*** GIVEN ENTRIES ***

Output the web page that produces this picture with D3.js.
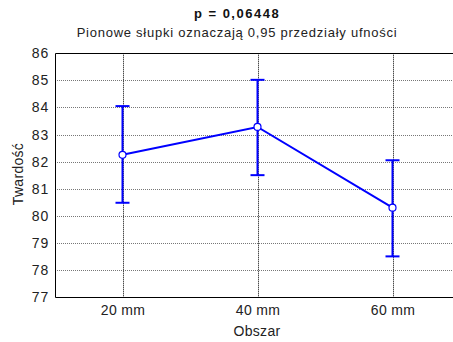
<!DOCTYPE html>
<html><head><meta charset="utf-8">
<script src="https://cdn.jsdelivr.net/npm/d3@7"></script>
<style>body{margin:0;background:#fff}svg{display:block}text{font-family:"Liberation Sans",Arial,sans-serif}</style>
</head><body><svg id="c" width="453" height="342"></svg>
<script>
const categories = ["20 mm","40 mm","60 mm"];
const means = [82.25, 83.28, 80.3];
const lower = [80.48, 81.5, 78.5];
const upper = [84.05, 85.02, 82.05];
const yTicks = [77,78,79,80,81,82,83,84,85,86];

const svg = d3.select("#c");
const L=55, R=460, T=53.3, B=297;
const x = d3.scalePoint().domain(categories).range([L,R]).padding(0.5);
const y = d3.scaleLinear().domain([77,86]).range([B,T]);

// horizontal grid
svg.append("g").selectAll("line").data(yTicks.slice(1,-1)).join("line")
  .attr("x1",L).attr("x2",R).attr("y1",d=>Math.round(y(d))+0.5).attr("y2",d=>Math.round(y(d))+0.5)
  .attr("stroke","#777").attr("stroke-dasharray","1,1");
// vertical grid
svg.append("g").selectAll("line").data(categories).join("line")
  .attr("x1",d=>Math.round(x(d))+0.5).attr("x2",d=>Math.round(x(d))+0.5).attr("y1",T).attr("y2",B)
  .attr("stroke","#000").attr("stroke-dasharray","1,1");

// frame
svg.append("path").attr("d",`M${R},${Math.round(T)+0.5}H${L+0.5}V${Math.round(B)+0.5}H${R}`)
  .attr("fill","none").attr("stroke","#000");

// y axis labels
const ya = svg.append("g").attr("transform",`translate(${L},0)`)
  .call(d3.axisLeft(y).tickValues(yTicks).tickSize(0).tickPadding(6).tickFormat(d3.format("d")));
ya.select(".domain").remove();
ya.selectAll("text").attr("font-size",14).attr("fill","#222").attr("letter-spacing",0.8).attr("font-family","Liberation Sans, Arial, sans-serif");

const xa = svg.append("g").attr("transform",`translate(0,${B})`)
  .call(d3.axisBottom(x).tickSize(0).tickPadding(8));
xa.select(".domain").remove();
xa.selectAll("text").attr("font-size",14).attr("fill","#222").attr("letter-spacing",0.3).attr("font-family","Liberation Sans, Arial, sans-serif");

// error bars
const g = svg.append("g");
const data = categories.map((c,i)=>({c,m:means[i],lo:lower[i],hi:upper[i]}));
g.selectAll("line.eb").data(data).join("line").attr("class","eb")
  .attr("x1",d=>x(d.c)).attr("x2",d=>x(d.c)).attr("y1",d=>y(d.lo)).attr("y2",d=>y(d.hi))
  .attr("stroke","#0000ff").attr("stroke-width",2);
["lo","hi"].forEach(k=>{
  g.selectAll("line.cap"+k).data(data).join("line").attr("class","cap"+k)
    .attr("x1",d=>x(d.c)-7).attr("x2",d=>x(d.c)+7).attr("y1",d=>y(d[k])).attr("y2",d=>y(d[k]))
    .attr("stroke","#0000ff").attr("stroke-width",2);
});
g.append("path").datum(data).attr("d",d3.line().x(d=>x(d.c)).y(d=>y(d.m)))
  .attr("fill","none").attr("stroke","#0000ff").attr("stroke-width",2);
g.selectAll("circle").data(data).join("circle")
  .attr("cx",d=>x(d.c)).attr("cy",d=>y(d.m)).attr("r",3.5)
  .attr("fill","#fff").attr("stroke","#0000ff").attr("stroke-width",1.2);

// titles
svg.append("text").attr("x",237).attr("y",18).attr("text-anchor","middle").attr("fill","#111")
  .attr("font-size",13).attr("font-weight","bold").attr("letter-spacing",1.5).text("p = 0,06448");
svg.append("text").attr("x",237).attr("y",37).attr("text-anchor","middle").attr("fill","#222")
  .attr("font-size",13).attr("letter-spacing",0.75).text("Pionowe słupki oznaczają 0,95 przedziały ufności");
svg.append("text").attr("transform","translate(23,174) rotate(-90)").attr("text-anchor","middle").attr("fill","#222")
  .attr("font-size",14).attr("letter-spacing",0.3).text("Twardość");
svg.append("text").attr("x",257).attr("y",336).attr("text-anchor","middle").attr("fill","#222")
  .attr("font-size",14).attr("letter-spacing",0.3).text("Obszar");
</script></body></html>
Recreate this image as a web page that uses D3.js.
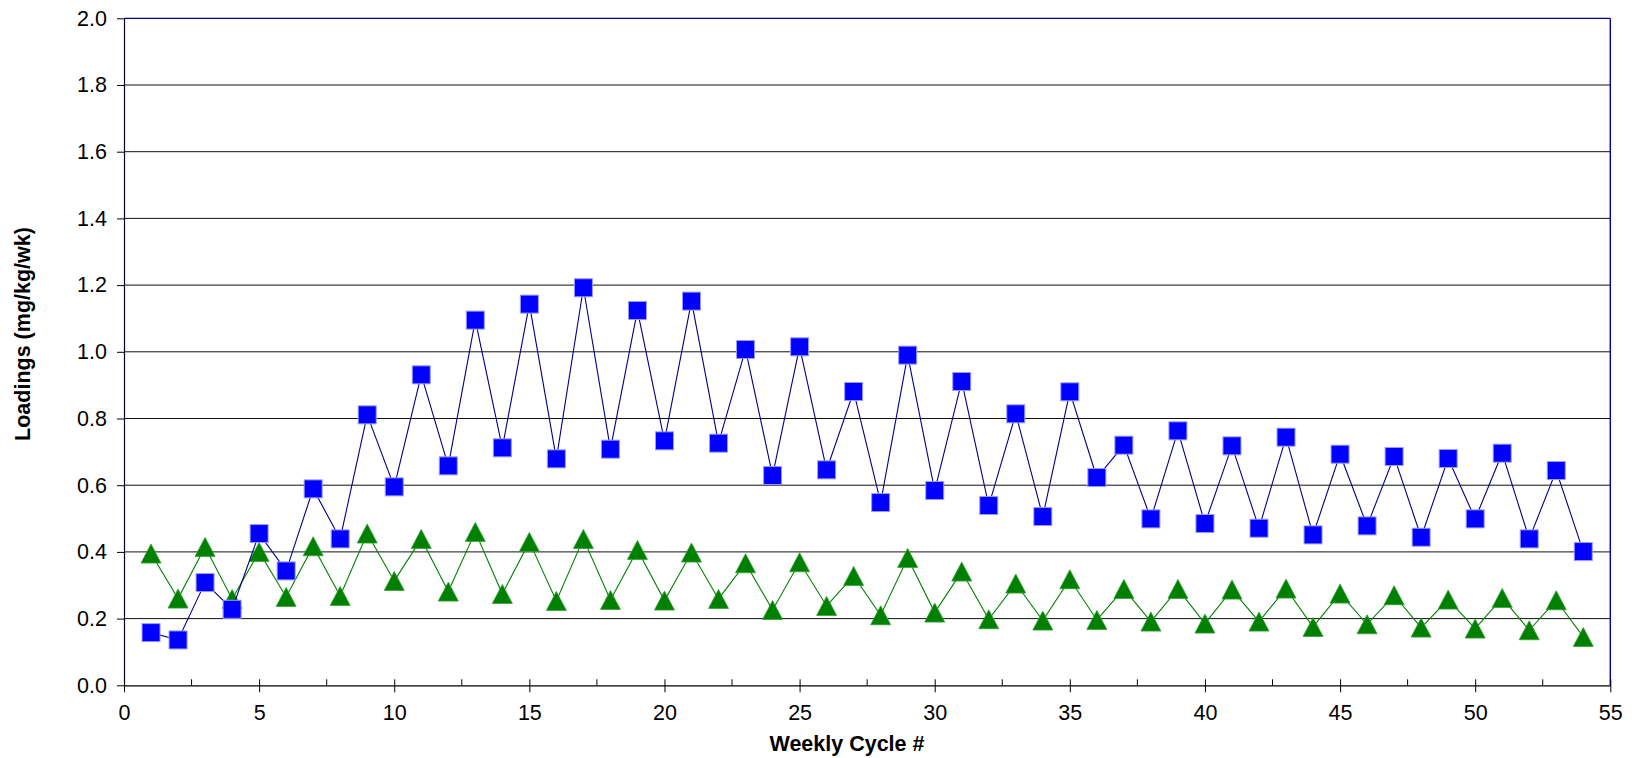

***

→ TO DO
Leave out the pictures and copy the rest of the material above exactly.

→ ANSWER BELOW
Output the web page that produces this picture with D3.js.
<!DOCTYPE html>
<html><head><meta charset="utf-8">
<script src="https://cdn.jsdelivr.net/npm/d3@7"></script>
<style>body{margin:0;background:#fff}svg{display:block}text{font-family:"Liberation Sans",Arial,sans-serif}</style>
</head><body><svg id="c" width="453" height="342"></svg>
<script>
const categories = ["20 mm","40 mm","60 mm"];
const means = [82.25, 83.28, 80.3];
const lower = [80.48, 81.5, 78.5];
const upper = [84.05, 85.02, 82.05];
const yTicks = [77,78,79,80,81,82,83,84,85,86];

const svg = d3.select("#c");
const L=55, R=460, T=53.3, B=297;
const x = d3.scalePoint().domain(categories).range([L,R]).padding(0.5);
const y = d3.scaleLinear().domain([77,86]).range([B,T]);

// horizontal grid
svg.append("g").selectAll("line").data(yTicks.slice(1,-1)).join("line")
  .attr("x1",L).attr("x2",R).attr("y1",d=>Math.round(y(d))+0.5).attr("y2",d=>Math.round(y(d))+0.5)
  .attr("stroke","#777").attr("stroke-dasharray","1,1");
// vertical grid
svg.append("g").selectAll("line").data(categories).join("line")
  .attr("x1",d=>Math.round(x(d))+0.5).attr("x2",d=>Math.round(x(d))+0.5).attr("y1",T).attr("y2",B)
  .attr("stroke","#000").attr("stroke-dasharray","1,1");

// frame
svg.append("path").attr("d",`M${R},${Math.round(T)+0.5}H${L+0.5}V${Math.round(B)+0.5}H${R}`)
  .attr("fill","none").attr("stroke","#000");

// y axis labels
const ya = svg.append("g").attr("transform",`translate(${L},0)`)
  .call(d3.axisLeft(y).tickValues(yTicks).tickSize(0).tickPadding(6).tickFormat(d3.format("d")));
ya.select(".domain").remove();
ya.selectAll("text").attr("font-size",14).attr("fill","#222").attr("letter-spacing",0.8).attr("font-family","Liberation Sans, Arial, sans-serif");

const xa = svg.append("g").attr("transform",`translate(0,${B})`)
  .call(d3.axisBottom(x).tickSize(0).tickPadding(8));
xa.select(".domain").remove();
xa.selectAll("text").attr("font-size",14).attr("fill","#222").attr("letter-spacing",0.3).attr("font-family","Liberation Sans, Arial, sans-serif");

// error bars
const g = svg.append("g");
const data = categories.map((c,i)=>({c,m:means[i],lo:lower[i],hi:upper[i]}));
g.selectAll("line.eb").data(data).join("line").attr("class","eb")
  .attr("x1",d=>x(d.c)).attr("x2",d=>x(d.c)).attr("y1",d=>y(d.lo)).attr("y2",d=>y(d.hi))
  .attr("stroke","#0000ff").attr("stroke-width",2);
["lo","hi"].forEach(k=>{
  g.selectAll("line.cap"+k).data(data).join("line").attr("class","cap"+k)
    .attr("x1",d=>x(d.c)-7).attr("x2",d=>x(d.c)+7).attr("y1",d=>y(d[k])).attr("y2",d=>y(d[k]))
    .attr("stroke","#0000ff").attr("stroke-width",2);
});
g.append("path").datum(data).attr("d",d3.line().x(d=>x(d.c)).y(d=>y(d.m)))
  .attr("fill","none").attr("stroke","#0000ff").attr("stroke-width",2);
g.selectAll("circle").data(data).join("circle")
  .attr("cx",d=>x(d.c)).attr("cy",d=>y(d.m)).attr("r",3.5)
  .attr("fill","#fff").attr("stroke","#0000ff").attr("stroke-width",1.2);

// titles
svg.append("text").attr("x",237).attr("y",18).attr("text-anchor","middle").attr("fill","#111")
  .attr("font-size",13).attr("font-weight","bold").attr("letter-spacing",1.5).text("p = 0,06448");
svg.append("text").attr("x",237).attr("y",37).attr("text-anchor","middle").attr("fill","#222")
  .attr("font-size",13).attr("letter-spacing",0.75).text("Pionowe słupki oznaczają 0,95 przedziały ufności");
svg.append("text").attr("transform","translate(23,174) rotate(-90)").attr("text-anchor","middle").attr("fill","#222")
  .attr("font-size",14).attr("letter-spacing",0.3).text("Twardość");
svg.append("text").attr("x",257).attr("y",336).attr("text-anchor","middle").attr("fill","#222")
  .attr("font-size",14).attr("letter-spacing",0.3).text("Obszar");
</script></body></html>
Recreate this image as a web page that uses D3.js.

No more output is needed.